Tag: Aveva

  • Transferring data from an old Aveva Historian to a new Historian

    A database to a file to a database

    The method Aveva suggests for migrating from an old Historian server to a new historian server is to transfer the old memory block files, then export the configuration on the hold historian and import it into the new historian, and from that point onwards the new historian will be the same as the old historian.

    That’s a good way of doing things if you’re on a fairly clean system, but there are potential issues.

    Aveva has changed the data format over the years, so you could have history in a number of formats — people who have dealt with one of the conversions know that you can end up having to use two extraction subsystems, in addition to potentially multiple versions over time for other older data.

    Another issue with a highly dynamic system with lots of programming changes is that every change can cause a new “tag” to be created. Over time, the data is consistent, but you have hundreds of thousands or even millions of tags, and the historian needs to track the name changes over time. This can slow the historian when you’re trying to get longer trends and also make maintenance more difficult.

    So for some people, you might want to export the data out of an old historian en masse and import it into a new, clean historian. This has been my plan for several years, but without an easy path to do so, I held off until we were also upgrading the hardware directly. From there, I could pull the data out of the old historian using the sqlcmd command, then write each tag into the Historian’s database.

    Looking at the original historian, it contained 24 billion values collected over 19 years. Therefore, it could take a huge amount of time to transfer everything. Instead of pulling all the values for one tag at once, I limited the time span to a set number of days, and go through each tag. In that way, the entire historian is filled up little by little, and over the potentially weeks and months required to fill the new historian, the recent history is filled up and over time more and more distant history becomes available in case you need to get things spun up quickly.
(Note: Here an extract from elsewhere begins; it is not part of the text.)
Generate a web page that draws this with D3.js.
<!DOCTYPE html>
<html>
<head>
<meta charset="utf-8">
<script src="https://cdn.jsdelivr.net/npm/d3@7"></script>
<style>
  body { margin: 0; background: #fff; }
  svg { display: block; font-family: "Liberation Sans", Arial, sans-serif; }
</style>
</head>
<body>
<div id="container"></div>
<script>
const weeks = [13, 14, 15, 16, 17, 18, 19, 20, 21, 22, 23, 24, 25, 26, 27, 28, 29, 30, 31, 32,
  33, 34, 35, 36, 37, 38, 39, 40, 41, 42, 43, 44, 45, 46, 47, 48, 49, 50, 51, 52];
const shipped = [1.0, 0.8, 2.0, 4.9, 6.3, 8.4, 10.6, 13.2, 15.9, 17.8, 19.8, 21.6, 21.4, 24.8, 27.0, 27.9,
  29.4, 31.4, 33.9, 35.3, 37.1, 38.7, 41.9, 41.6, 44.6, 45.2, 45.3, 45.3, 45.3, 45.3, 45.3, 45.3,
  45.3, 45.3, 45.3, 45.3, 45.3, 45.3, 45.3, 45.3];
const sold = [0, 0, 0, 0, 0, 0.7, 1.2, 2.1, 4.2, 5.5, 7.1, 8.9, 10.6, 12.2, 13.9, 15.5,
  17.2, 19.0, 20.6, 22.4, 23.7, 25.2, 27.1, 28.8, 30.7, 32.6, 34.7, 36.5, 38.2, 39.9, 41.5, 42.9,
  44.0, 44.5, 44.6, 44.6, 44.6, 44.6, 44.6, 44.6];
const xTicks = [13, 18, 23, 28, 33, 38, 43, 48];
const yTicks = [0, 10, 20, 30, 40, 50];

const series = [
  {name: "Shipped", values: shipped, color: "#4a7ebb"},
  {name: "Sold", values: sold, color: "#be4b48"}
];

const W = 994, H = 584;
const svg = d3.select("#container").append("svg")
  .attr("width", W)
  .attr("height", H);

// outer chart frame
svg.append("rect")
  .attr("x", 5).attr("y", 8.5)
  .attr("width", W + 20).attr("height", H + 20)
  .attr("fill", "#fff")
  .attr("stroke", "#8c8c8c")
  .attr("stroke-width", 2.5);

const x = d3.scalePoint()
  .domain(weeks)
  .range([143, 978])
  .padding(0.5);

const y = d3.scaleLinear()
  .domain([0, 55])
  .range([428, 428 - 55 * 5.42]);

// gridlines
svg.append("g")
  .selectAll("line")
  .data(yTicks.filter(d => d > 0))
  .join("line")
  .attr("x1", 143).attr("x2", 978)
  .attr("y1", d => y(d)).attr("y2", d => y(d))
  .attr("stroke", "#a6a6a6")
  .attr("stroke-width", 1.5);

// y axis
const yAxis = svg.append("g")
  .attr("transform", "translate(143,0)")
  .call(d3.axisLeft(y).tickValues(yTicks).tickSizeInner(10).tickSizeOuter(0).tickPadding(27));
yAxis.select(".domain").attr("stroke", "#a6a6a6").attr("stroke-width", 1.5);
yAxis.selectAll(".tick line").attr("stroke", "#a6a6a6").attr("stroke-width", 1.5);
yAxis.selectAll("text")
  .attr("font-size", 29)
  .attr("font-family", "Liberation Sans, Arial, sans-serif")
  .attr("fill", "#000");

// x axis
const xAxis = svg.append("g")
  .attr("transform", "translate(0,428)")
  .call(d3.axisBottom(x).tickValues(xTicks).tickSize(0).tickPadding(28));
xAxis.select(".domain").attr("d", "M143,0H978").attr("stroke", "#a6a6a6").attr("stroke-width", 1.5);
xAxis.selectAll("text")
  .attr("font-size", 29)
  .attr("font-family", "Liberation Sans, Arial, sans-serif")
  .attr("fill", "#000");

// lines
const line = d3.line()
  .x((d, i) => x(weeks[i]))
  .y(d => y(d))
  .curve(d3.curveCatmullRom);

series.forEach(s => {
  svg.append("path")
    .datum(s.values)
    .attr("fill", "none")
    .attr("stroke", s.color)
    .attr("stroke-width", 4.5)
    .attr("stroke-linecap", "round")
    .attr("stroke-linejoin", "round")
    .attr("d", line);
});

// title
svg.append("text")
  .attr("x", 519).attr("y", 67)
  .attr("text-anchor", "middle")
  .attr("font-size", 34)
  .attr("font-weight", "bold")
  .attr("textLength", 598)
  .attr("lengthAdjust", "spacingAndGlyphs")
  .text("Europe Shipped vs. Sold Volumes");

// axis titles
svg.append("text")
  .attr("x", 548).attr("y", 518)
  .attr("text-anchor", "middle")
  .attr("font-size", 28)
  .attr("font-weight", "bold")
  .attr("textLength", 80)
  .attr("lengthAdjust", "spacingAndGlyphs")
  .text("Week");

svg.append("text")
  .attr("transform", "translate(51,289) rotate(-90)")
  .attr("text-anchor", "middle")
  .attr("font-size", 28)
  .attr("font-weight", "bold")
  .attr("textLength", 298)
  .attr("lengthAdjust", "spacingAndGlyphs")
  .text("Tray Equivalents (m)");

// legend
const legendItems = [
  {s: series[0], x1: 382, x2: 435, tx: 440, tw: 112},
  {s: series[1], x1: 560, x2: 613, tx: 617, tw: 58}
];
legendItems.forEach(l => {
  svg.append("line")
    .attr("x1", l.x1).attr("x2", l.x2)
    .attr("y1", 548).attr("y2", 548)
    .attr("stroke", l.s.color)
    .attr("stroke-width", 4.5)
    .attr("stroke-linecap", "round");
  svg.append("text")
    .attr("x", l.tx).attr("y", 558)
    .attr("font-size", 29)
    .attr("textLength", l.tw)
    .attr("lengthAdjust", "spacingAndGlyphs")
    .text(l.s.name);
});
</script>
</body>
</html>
    One question I had which was answered in practice is whether the data gets dumped in today’s history file or if it gets filled in appropriate tags. In fact it turns out the historian will go back in time and create the appropriate files. One of my first successful imports was a single value from 2013 on a certain tag, and it created a new directory and tag files for that day in 2013. This is exactly what I wanted to see, brand new tags in a brand new data file.

    The file format shown in the file is:

    ASCII
    |
    DATA_IMPORT|LOCAL|SERVER LOCAL|FASTLOAD|DEFAULT
    [Tagname]|ORIGINAL|[data point date]|[data point time]|EU|[data point scaled value]|[data point quality]

    The standard good quality data point is 192.

    So it should be easy, right? No problem!

    Problem!

    There’s a part of this that you can’t see. You can’t see it in most text editors.

    See, there are two ways to do a new line.

    In Windows, traditionally it’s been two characters, Line Feed and Carriage Return. If you think about a command line like a typewriter, then it makes a lot of sense — you have to feed the paper to get to the next line, then you need to return the carriage to the beginning to continue tiping from the beginning of the next line.

    In Unix, they don’t do a carriage return, only a line feed. This makes some sense as if you’re doing a line feed you’re pretty much always starting from the next line regardless.

    Later on, Windows has aligned more with Unix, which is really nice in many ways, but does mean that their tools mostly operate as if we’re on Unix.

    Wonderware is a product that has existed for a very long time. It was first developed in 1987. The product line has always been highly entangled with Windows, all the way back to Windows 3.1.

    So, have you figured out the problem yet?

    Wonderware’s tools are looking for a line feed and carriage return, and if it only sees a line feed, it considers the line to have not ended.

    Error in processing the file: [Your filename]
    Index was out of range. Must be non-negative and less than the size of the collection.
    Parameter name: index

    Imagine spending hour after hour trying to get a simple csv file to run, only to find out that the enter key was doing the wrong thing.

    The way to see what form of enter your file is using is to download notepad++ and activate the “Show all characters” feature. It looks like a backwads p with no hole and two lines. It will show you the CR characters and the LF characters.

    I ended up choosing to limit the length of time to 15 days, because the number of lines is quite large — at one line per second, you end up with 3600 lines per hour, approximately 10,000 lines per tag per day.

    I used the Wonderware Query tool to pull the tag list out of the new historian (to prevent pulling data for legacy tags that aren’t used any longer).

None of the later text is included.